## Directions
Repeat every line, exactly, from the very first through the one where "sel_big_y = [4.553]" appears. Add nothing else.

## Provided material

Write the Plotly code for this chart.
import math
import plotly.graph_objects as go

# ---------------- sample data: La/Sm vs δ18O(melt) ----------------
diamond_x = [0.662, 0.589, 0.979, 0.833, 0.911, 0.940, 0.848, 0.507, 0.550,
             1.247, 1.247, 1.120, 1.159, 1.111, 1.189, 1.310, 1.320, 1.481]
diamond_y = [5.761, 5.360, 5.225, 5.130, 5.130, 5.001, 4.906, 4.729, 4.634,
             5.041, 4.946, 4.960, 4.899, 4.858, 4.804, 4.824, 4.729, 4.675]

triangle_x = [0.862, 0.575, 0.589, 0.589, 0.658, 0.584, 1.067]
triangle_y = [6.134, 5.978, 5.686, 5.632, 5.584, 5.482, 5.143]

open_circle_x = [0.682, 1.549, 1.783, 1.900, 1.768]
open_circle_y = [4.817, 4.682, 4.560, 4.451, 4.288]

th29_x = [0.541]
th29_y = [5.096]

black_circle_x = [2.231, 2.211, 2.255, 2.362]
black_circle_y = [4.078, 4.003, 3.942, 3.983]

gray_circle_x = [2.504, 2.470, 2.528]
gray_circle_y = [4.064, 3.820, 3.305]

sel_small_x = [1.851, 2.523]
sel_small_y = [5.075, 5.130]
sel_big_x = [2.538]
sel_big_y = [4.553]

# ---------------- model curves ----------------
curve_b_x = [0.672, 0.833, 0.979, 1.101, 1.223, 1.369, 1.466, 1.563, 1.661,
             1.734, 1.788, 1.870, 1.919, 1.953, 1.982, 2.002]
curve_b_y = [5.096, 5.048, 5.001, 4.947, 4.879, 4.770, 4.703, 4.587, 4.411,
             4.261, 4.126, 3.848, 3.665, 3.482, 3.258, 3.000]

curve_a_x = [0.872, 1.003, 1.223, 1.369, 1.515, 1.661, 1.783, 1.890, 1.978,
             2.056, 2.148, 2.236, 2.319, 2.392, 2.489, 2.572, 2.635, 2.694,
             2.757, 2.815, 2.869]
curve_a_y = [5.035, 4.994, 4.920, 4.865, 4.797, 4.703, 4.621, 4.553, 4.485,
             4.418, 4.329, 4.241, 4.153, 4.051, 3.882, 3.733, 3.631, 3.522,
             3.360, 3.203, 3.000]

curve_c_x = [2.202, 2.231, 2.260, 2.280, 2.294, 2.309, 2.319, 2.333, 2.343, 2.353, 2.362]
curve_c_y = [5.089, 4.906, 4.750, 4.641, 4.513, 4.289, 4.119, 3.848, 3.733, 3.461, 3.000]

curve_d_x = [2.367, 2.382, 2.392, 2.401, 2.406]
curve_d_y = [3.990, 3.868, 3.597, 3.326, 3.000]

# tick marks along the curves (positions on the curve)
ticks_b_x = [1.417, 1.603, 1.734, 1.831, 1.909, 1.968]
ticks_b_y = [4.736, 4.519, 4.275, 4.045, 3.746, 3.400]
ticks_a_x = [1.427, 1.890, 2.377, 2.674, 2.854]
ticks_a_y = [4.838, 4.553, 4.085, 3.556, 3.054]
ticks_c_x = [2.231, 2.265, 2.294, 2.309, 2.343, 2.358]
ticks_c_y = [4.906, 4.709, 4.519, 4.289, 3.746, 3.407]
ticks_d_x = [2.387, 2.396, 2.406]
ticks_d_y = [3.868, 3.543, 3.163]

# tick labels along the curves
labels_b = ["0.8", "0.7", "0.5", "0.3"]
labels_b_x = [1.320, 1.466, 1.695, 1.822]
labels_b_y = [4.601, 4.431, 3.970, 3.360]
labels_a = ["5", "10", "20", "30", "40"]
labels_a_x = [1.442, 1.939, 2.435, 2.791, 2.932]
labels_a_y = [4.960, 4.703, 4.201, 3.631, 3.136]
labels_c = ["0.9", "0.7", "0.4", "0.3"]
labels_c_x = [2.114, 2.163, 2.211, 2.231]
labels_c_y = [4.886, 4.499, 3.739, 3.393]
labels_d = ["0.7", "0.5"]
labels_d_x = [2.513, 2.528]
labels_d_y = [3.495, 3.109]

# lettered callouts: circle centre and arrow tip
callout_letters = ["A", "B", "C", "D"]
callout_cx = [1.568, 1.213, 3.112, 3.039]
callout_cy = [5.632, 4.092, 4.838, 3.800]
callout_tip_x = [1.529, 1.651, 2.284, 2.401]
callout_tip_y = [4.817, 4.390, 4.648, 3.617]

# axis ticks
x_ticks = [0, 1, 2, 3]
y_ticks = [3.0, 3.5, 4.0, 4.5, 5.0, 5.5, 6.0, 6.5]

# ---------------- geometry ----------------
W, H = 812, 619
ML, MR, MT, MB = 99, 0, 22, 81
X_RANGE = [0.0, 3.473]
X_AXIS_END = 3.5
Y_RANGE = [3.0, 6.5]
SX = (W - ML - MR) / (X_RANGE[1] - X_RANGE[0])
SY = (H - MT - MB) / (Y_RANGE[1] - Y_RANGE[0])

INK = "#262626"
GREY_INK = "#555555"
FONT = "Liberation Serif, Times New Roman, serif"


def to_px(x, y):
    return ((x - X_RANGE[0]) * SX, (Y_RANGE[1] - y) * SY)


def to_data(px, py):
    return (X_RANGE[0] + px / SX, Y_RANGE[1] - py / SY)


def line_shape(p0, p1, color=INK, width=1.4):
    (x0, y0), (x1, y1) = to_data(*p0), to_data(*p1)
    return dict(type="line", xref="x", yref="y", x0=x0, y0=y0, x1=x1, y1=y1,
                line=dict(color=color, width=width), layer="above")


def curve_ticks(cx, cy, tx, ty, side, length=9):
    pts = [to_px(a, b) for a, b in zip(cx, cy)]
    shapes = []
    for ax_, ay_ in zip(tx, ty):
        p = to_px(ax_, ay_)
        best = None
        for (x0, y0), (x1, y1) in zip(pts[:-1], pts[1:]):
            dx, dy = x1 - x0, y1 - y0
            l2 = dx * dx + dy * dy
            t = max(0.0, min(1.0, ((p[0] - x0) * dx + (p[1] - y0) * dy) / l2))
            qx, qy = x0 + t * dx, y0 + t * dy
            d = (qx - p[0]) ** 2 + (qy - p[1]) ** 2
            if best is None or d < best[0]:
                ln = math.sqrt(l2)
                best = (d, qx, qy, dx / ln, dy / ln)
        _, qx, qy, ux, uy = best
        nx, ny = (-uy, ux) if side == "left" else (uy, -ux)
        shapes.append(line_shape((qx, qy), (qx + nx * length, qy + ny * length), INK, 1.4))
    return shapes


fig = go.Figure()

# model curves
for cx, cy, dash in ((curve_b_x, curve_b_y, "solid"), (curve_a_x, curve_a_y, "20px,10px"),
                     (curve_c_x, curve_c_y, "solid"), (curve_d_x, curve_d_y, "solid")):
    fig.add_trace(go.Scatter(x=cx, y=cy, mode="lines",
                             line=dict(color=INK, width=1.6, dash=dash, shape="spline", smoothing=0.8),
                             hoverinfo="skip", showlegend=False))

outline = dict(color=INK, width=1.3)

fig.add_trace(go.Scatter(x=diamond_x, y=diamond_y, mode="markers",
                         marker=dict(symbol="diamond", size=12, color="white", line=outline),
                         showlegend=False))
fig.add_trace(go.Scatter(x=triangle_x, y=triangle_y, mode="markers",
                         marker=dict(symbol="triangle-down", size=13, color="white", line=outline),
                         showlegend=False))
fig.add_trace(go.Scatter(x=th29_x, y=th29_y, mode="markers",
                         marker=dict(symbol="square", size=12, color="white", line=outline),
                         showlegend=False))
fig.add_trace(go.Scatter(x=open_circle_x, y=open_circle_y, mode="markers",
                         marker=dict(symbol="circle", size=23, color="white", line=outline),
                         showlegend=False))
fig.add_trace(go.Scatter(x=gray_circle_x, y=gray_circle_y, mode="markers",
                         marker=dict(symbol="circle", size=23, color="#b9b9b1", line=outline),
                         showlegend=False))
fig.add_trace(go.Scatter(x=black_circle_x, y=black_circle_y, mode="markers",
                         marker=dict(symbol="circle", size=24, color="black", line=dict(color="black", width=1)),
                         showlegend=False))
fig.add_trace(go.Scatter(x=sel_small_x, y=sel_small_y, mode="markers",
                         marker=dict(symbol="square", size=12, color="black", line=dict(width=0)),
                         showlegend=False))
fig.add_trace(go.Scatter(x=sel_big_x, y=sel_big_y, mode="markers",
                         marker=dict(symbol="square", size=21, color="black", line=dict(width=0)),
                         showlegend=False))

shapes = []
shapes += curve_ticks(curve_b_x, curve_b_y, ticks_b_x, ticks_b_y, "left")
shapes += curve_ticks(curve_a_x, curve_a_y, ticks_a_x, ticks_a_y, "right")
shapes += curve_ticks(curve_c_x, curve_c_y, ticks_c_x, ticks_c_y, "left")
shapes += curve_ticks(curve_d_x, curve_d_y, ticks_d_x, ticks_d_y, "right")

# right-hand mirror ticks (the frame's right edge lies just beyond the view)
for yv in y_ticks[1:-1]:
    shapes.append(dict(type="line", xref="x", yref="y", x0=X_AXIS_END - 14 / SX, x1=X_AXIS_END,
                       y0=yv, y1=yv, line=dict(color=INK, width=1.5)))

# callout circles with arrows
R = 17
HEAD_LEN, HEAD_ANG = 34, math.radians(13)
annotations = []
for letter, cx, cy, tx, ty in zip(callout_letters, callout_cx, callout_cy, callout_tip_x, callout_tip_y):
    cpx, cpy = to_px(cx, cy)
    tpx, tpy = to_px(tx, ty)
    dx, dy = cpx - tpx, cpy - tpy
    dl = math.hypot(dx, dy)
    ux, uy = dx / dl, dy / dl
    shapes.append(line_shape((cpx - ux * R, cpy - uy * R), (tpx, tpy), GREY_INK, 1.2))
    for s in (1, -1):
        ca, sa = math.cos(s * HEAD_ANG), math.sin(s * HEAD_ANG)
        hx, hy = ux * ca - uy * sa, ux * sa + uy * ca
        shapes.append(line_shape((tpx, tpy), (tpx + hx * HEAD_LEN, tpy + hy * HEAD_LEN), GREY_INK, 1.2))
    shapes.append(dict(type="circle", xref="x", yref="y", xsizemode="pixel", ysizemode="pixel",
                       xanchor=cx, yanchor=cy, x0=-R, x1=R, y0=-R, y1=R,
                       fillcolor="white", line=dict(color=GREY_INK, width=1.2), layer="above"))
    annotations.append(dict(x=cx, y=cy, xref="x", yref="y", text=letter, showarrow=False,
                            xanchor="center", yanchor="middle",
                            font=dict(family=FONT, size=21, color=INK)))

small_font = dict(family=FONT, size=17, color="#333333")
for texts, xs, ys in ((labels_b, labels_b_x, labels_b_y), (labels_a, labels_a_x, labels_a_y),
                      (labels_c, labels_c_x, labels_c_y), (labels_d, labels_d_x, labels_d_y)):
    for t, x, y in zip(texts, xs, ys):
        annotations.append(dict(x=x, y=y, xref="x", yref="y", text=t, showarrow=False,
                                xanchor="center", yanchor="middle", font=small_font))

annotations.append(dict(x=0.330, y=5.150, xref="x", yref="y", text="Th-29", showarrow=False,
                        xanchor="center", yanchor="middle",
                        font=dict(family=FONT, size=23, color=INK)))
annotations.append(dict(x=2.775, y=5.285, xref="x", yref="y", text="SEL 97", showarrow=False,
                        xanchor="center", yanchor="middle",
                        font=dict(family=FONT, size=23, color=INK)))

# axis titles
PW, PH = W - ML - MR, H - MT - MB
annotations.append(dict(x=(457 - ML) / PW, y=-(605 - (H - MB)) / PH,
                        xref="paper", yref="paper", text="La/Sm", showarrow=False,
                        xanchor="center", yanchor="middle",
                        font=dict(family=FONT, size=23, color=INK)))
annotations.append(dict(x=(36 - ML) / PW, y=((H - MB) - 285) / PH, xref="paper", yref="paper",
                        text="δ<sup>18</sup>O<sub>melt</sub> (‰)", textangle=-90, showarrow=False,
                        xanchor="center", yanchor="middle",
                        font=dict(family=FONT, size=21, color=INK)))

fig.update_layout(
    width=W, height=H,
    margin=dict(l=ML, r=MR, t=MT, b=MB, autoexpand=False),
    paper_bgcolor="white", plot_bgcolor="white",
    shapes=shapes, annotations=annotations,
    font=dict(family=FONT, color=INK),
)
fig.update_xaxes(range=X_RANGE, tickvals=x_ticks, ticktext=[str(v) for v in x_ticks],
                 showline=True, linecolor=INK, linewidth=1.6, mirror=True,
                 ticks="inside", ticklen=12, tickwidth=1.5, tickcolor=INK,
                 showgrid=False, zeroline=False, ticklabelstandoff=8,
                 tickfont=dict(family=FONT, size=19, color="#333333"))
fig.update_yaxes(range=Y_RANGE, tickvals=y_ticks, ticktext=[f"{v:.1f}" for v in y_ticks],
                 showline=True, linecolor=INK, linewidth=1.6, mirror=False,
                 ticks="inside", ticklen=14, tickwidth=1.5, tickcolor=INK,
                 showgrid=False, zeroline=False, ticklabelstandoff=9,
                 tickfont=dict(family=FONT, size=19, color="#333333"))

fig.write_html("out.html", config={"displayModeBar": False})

## Written answer
Write the Plotly code for this chart.
import math
import plotly.graph_objects as go

# ---------------- sample data: La/Sm vs δ18O(melt) ----------------
diamond_x = [0.662, 0.589, 0.979, 0.833, 0.911, 0.940, 0.848, 0.507, 0.550,
             1.247, 1.247, 1.120, 1.159, 1.111, 1.189, 1.310, 1.320, 1.481]
diamond_y = [5.761, 5.360, 5.225, 5.130, 5.130, 5.001, 4.906, 4.729, 4.634,
             5.041, 4.946, 4.960, 4.899, 4.858, 4.804, 4.824, 4.729, 4.675]

triangle_x = [0.862, 0.575, 0.589, 0.589, 0.658, 0.584, 1.067]
triangle_y = [6.134, 5.978, 5.686, 5.632, 5.584, 5.482, 5.143]

open_circle_x = [0.682, 1.549, 1.783, 1.900, 1.768]
open_circle_y = [4.817, 4.682, 4.560, 4.451, 4.288]

th29_x = [0.541]
th29_y = [5.096]

black_circle_x = [2.231, 2.211, 2.255, 2.362]
black_circle_y = [4.078, 4.003, 3.942, 3.983]

gray_circle_x = [2.504, 2.470, 2.528]
gray_circle_y = [4.064, 3.820, 3.305]

sel_small_x = [1.851, 2.523]
sel_small_y = [5.075, 5.130]
sel_big_x = [2.538]
sel_big_y = [4.553]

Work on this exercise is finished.